Wednesday, February 10, 2010

Catcalls continue for embattled Okada

Catcalls continue for embattled Okada.
If Japan coach Takeshi Okada wanted a tough run out for his players at the fourth East Asian championships in Tokyo, he's got it.

As the jeers rained down on the Samurai Blue from all quarters of Ajinomoto Stadium following their scoreless draw with China last Saturday, Okada could have been forgiven for cracking a wry smile.

Japan's friendly schedule in the build-up to the 2010 World Cup finals has been blasted by those who claim that a lack of genuinely competitive fixtures continues to hamper the national team.

However, there's no lack of competition at the four-team East Asian championships - although the hosts will be expected to hammer Hong Kong at the National Stadium on Thursday.

Shorn of their overseas stars - coach Okada selected an entirely local-based squad for the tournament - last weekend Japan found themselves unable to breach Yang Zhi's goal in front of a partisan Tokyo crowd.

Things would have been even worse had veteran goalkeeper Seigo Narazaki not saved Yang Hao's weak penalty attempt with eight minutes remaining.

The 0-0 stalemate was the second in a matter of days, after Japan turned in an insipid display in a scoreless draw with Venezuela in friendly in Oita on February 2.

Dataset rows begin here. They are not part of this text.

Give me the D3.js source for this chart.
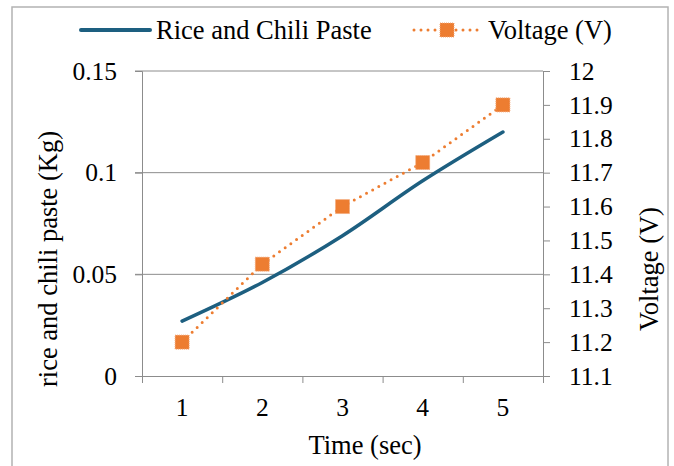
<!DOCTYPE html>
<html>
<head>
<meta charset="utf-8">
<script src="https://cdn.jsdelivr.net/npm/d3@7"></script>
<style>
  html, body { margin: 0; padding: 0; background: #fff; }
  svg text { font-family: "Liberation Serif", "Times New Roman", Tinos, "DejaVu Serif", serif !important; fill: #000; }
</style>
</head>
<body>
<svg id="chart" width="674" height="466"></svg>
<script>
// Measurements over time
const times = [1, 2, 3, 4, 5];
const riceKg = [0.027, 0.046, 0.069, 0.096, 0.120];
const voltage = [11.20, 11.43, 11.60, 11.73, 11.90];

// Axis ticks
const leftTicks = [0, 0.05, 0.1, 0.15];
const rightTicks = [11.1, 11.2, 11.3, 11.4, 11.5, 11.6, 11.7, 11.8, 11.9, 12];

const blue = "#1D5F80";
const orange = "#ED7D31";
const axisGrey = "#8C8C8C";

const svg = d3.select("#chart");
const plot = { left: 142, right: 543, top: 71, bottom: 376 };

// Chart frame
svg.append("rect")
  .attr("x", 12).attr("y", 7)
  .attr("width", 656).attr("height", 480)
  .attr("fill", "#fff")
  .attr("stroke", "#B3B3B3").attr("stroke-width", 1.5);

const x = d3.scaleLinear().domain([0.5, 5.5]).range([plot.left, plot.right]);
const yL = d3.scaleLinear().domain([0, 0.15]).range([plot.bottom, plot.top]);
const yR = d3.scaleLinear().domain([11.1, 12]).range([plot.bottom, plot.top]);

// Horizontal gridlines
svg.append("g")
  .selectAll("line")
  .data(leftTicks.slice(1))
  .join("line")
  .attr("x1", plot.left - 7).attr("x2", plot.right)
  .attr("y1", d => yL(d)).attr("y2", d => yL(d))
  .attr("stroke", axisGrey).attr("stroke-width", 1);

// Left axis
const leftAxis = svg.append("g")
  .attr("transform", `translate(${plot.left},0)`)
  .call(d3.axisLeft(yL).tickValues(leftTicks).tickSize(7).tickPadding(18)
    .tickFormat(d => d === 0 ? "0" : String(+d.toFixed(2))));

// Right axis
const rightAxis = svg.append("g")
  .attr("transform", `translate(${plot.right},0)`)
  .call(d3.axisRight(yR).tickValues(rightTicks).tickSize(7).tickPadding(19)
    .tickFormat(d => String(+d.toFixed(1))));

// Bottom axis: ticks between categories, labels at category centres
const bottomAxis = svg.append("g")
  .attr("transform", `translate(0,${plot.bottom})`)
  .call(d3.axisBottom(x).tickValues(d3.range(0.5, 6, 1)).tickSize(7).tickFormat(""));

[leftAxis, rightAxis, bottomAxis].forEach(g => {
  g.attr("font-family", null);
  g.select(".domain").attr("stroke", axisGrey).attr("stroke-width", 1);
  g.selectAll(".tick line").attr("stroke", axisGrey).attr("stroke-width", 1);
  g.selectAll(".tick text").attr("font-size", 25.5).attr("fill", "#000");
});

svg.append("g")
  .selectAll("text")
  .data(times)
  .join("text")
  .attr("x", d => x(d)).attr("y", 416)
  .attr("text-anchor", "middle")
  .attr("font-size", 25.5)
  .text(d => d);

// Axis titles
svg.append("text")
  .attr("x", 365).attr("y", 454)
  .attr("text-anchor", "middle")
  .attr("font-size", 26.5)
  .text("Time (sec)");

svg.append("text")
  .attr("transform", `translate(57,259) rotate(-90)`)
  .attr("text-anchor", "middle")
  .attr("font-size", 26.5)
  .text("rice and chili paste (Kg)");

svg.append("text")
  .attr("transform", `translate(658,269) rotate(-90)`)
  .attr("text-anchor", "middle")
  .attr("font-size", 26.5)
  .text("Voltage (V)");

// Rice and chili paste (smoothed line, left axis)
const riceLine = d3.line()
  .x((d, i) => x(times[i]))
  .y(d => yL(d))
  .curve(d3.curveCatmullRom);

svg.append("path")
  .datum(riceKg)
  .attr("d", riceLine)
  .attr("fill", "none")
  .attr("stroke", blue)
  .attr("stroke-width", 3.5)
  .attr("stroke-linecap", "round");

// Voltage (dotted line with square markers, right axis)
const voltLine = d3.line()
  .x((d, i) => x(times[i]))
  .y(d => yR(d));

svg.append("path")
  .datum(voltage)
  .attr("d", voltLine)
  .attr("fill", "none")
  .attr("stroke", orange)
  .attr("stroke-width", 3)
  .attr("stroke-linecap", "round")
  .attr("stroke-dasharray", "0,7");

const ms = 14;
svg.append("g")
  .selectAll("rect")
  .data(voltage)
  .join("rect")
  .attr("x", (d, i) => x(times[i]) - ms / 2)
  .attr("y", d => yR(d) - ms / 2)
  .attr("width", ms).attr("height", ms)
  .attr("fill", orange)
  .attr("stroke", "#F3A777")
  .attr("stroke-width", 1)
  .attr("stroke-dasharray", "1,1");

// Legend
const legend = svg.append("g");
legend.append("line")
  .attr("x1", 81).attr("x2", 150).attr("y1", 30).attr("y2", 30)
  .attr("stroke", blue).attr("stroke-width", 4).attr("stroke-linecap", "round");
legend.append("text")
  .attr("x", 156).attr("y", 39)
  .attr("font-size", 26.5)
  .text("Rice and Chili Paste");

legend.append("line")
  .attr("x1", 414).attr("x2", 478).attr("y1", 30).attr("y2", 30)
  .attr("stroke", orange).attr("stroke-width", 3)
  .attr("stroke-linecap", "round").attr("stroke-dasharray", "0,7");
legend.append("rect")
  .attr("x", 447 - 7).attr("y", 30 - 7)
  .attr("width", 14).attr("height", 14)
  .attr("fill", orange)
  .attr("stroke", "#F3A777").attr("stroke-width", 1).attr("stroke-dasharray", "1,1");
legend.append("text")
  .attr("x", 488).attr("y", 39)
  .attr("font-size", 26.5)
  .text("Voltage (V)");
</script>
</body>
</html>
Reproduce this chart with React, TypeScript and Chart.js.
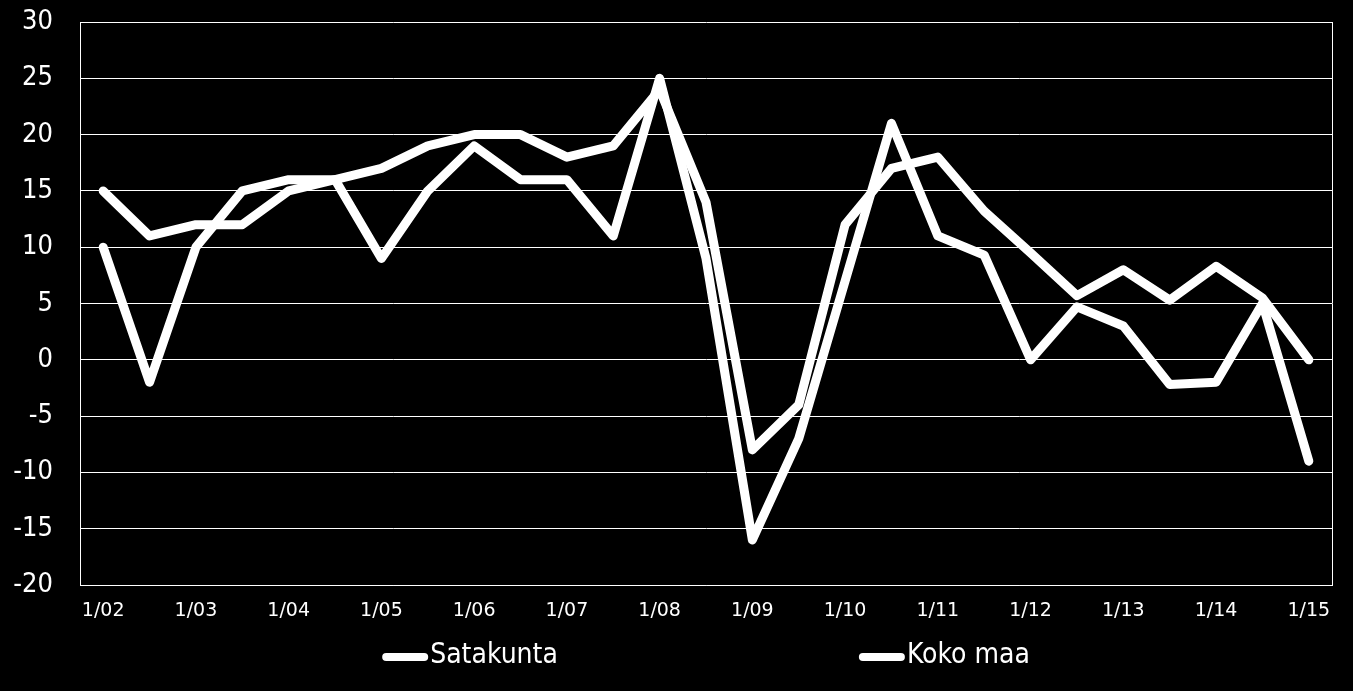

Now the Samurai Blue turn their attentions to a Hong Kong side that was thrashed 5-0 by Korea Republic in their opening match, with coach Okada no doubt hoping that his strikers can rediscover their goal scoring form against the South-East Asian minnows.

Despite claiming that his team are capable of reaching the semi-finals in South Africa, Okada remains a largely unloved figure in his home country.

His blustering predictions belie frustratingly cautious tactics that have left fans despairing for a consistent goal scorer who can finish off Japan's often intricate build-up play.

Unless Okada unveils a regular goal scorer, Japan could be on the first plane home from South Africa rather than troubling the big guns in the knock-out stage.

The clash with Hong Kong represents the first step in rehabilitating Okada's fading image, however a much tougher test awaits.

On Sunday the hosts meet arch-rivals Korea Republic in a Valentine's Day blockbuster, and more catcalls await should Japan fail to win - and win convincingly - against their bitter East Asian foes.